# [SOLVED] Shortcut Icon Image Missing



## tandav (Aug 12, 2008)

Hello,

All of a sudden the images on the icon of some of the programs disappeared. 
The programs that I ran before it happened were Glary Utilities and AusLogics Disk Defrag.

It is similar on some of the icons on 'Start Menu > All Programs' as well. 

Please see the attached screen shot.


----------



## jcgriff2 (Sep 30, 2007)

*Re: Shortcut Icon Image Missing*

i - 

The "missing shortcut" actually appears to be a lost file association for Adobe Reader.

I would suggest that you perform a system restore, choose a restore point prior to running Glary util - and I would advise not to run it again -
START | *rstrui*

If that fails - re-install Adobe Reader 9 - http://get.adobe.com/reader/

Regards . . .

jcgriff2

.


----------



## tandav (Aug 12, 2008)

*Re: Shortcut Icon Image Missing*



jcgriff2 said:


> i -
> 
> The "missing shortcut" actually appears to be a lost file association for Adobe Reader.
> 
> ...



Hi, thanks for your help.

Restore didn;t work so I re-installedthe software and the icon images are back.

Best wishes...


----------



## TheCuriosity (Oct 31, 2009)

Thanks, the reinstall worked for Adobe 

ETA: According to this site: http://blog.gnu-designs.com/solved-missing-microsoft-office-2007-shortcut-icons it is a missing file that can easily be copied and pasted in, should you have access to those files from a PC that still has them.


Might make it a little easier than reinstalling so many programs.

Another one that worked for me was for the Windows Live programs (for example) I was able to repair them by going into the Control Panel --> uninstall a program and then clicking "change". It brought back those icons.

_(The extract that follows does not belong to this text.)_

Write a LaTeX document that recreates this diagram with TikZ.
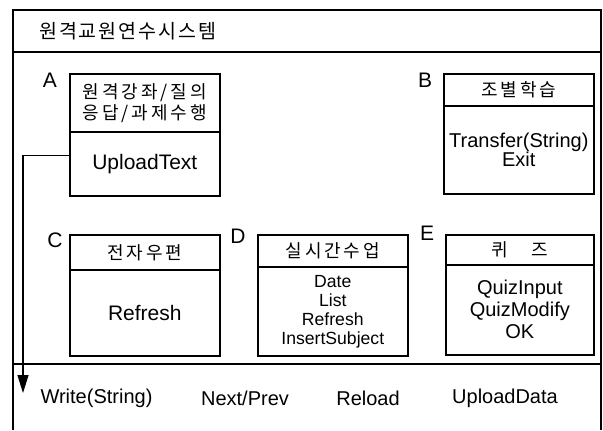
\documentclass[tikz,border=0pt]{standalone}
\usepackage{fontspec}
\setmainfont{Liberation Sans}
\newfontfamily\kr[LetterSpace=16]{Noto Sans CJK KR}
\newfontfamily\krtitle[LetterSpace=10]{Noto Sans CJK KR}
\usetikzlibrary{arrows.meta}
\tikzset{
  boxpart/.style={draw, line width=1.6bp, inner sep=0pt, anchor=north west, align=center},
  lat/.style={font=\fontsize{20bp}{19.5bp}\selectfont},
  krt/.style={font=\kr\fontsize{18bp}{21bp}\selectfont},
  tag/.style={font=\fontsize{21bp}{21bp}\selectfont, inner sep=0pt},
  frameline/.style={line width=1.4bp},
  conn/.style={line width=1.3bp, -{Triangle[width=11bp,length=18bp]}}
}
\begin{document}
\begin{tikzpicture}[x=1bp,y=-1bp]
\useasboundingbox (0,0) rectangle (603,430);
% outer frame
\draw[frameline] (13,430) -- (13,10) -- (601,10) -- (601,430);
\draw[frameline] (13,52) -- (601,52);
\draw[frameline] (13,364) -- (601,364);
\node[font=\krtitle\fontsize{19.5bp}{21bp}\selectfont, anchor=west, inner sep=0pt] (title) at (39,31) {원격교원연수시스템};
% Box A
\node[boxpart, krt, minimum width=150bp, minimum height=58bp] (Ah) at (69,73) {원격강좌/질의\\응답/과제수행};
\node[boxpart, font=\fontsize{21bp}{21bp}\selectfont, minimum width=150bp, minimum height=64bp] (Ab) at (69,131) {UploadText};
\node[tag] (La) at (50,80) {A};
% Box B
\node[boxpart, krt, minimum width=150bp, minimum height=32bp] (Bh) at (443,73) {조별학습};
\node[boxpart, lat, minimum width=150bp, minimum height=88bp] (Bb) at (443,105) {Transfer(String)\\Exit};
\node[tag] (Lb) at (425,80) {B};
% Box C
\node[boxpart, krt, minimum width=150bp, minimum height=35bp] (Ch) at (69,234) {전자우편};
\node[boxpart, font=\fontsize{21bp}{21bp}\selectfont, minimum width=150bp, minimum height=86bp] (Cb) at (69,269) {Refresh};
\node[tag] (Lc) at (55,240) {C};
% Box D
\node[boxpart, krt, minimum width=150bp, minimum height=32bp] (Dh) at (257,234) {실시간수업};
\node[boxpart, font=\fontsize{17.6bp}{19bp}\selectfont, minimum width=150bp, minimum height=89bp] (Db) at (257,266) {Date\\List\\Refresh\\InsertSubject};
\node[tag] (Ld) at (238,236) {D};
% Box E
\node[boxpart, krt, minimum width=148bp, minimum height=30bp] (Eh) at (445,234) {퀴\hspace{1.3em}즈};
\node[boxpart, font=\fontsize{20bp}{22bp}\selectfont, minimum width=148bp, minimum height=90bp] (Eb) at (445,264) {QuizInput\\QuizModify\\OK};
\node[tag] (Le) at (427,233) {E};
% bottom row
\node[lat] (w1) at (96.5,398) {Write(String)};
\node[lat] (w2) at (245,398) {Next/Prev};
\node[lat] (w3) at (368,398) {Reload};
\node[lat] (w4) at (505,398) {UploadData};
% connector
\coordinate (arrEnd) at (23,393);
\draw[conn] ([yshift=8bp]Ab.west) -| (arrEnd);
\end{tikzpicture}
\end{document}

So far it is looking like I'll have to reinstall office 2007 (which might be hard because I have no clue where my disks went).. unless that person on the other blog comes through **crosses fingers**


----------



## tandav (Aug 12, 2008)

Right, I didn;t think about that. It will help me next time.

Thanks!



TheCuriosity said:


> Thanks, the reinstall worked for Adobe
> 
> ETA: According to this site: http://blog.gnu-designs.com/solved-missing-microsoft-office-2007-shortcut-icons it is a missing file that can easily be copied and pasted in, should you have access to those files from a PC that still has them.
> 
> ...


----------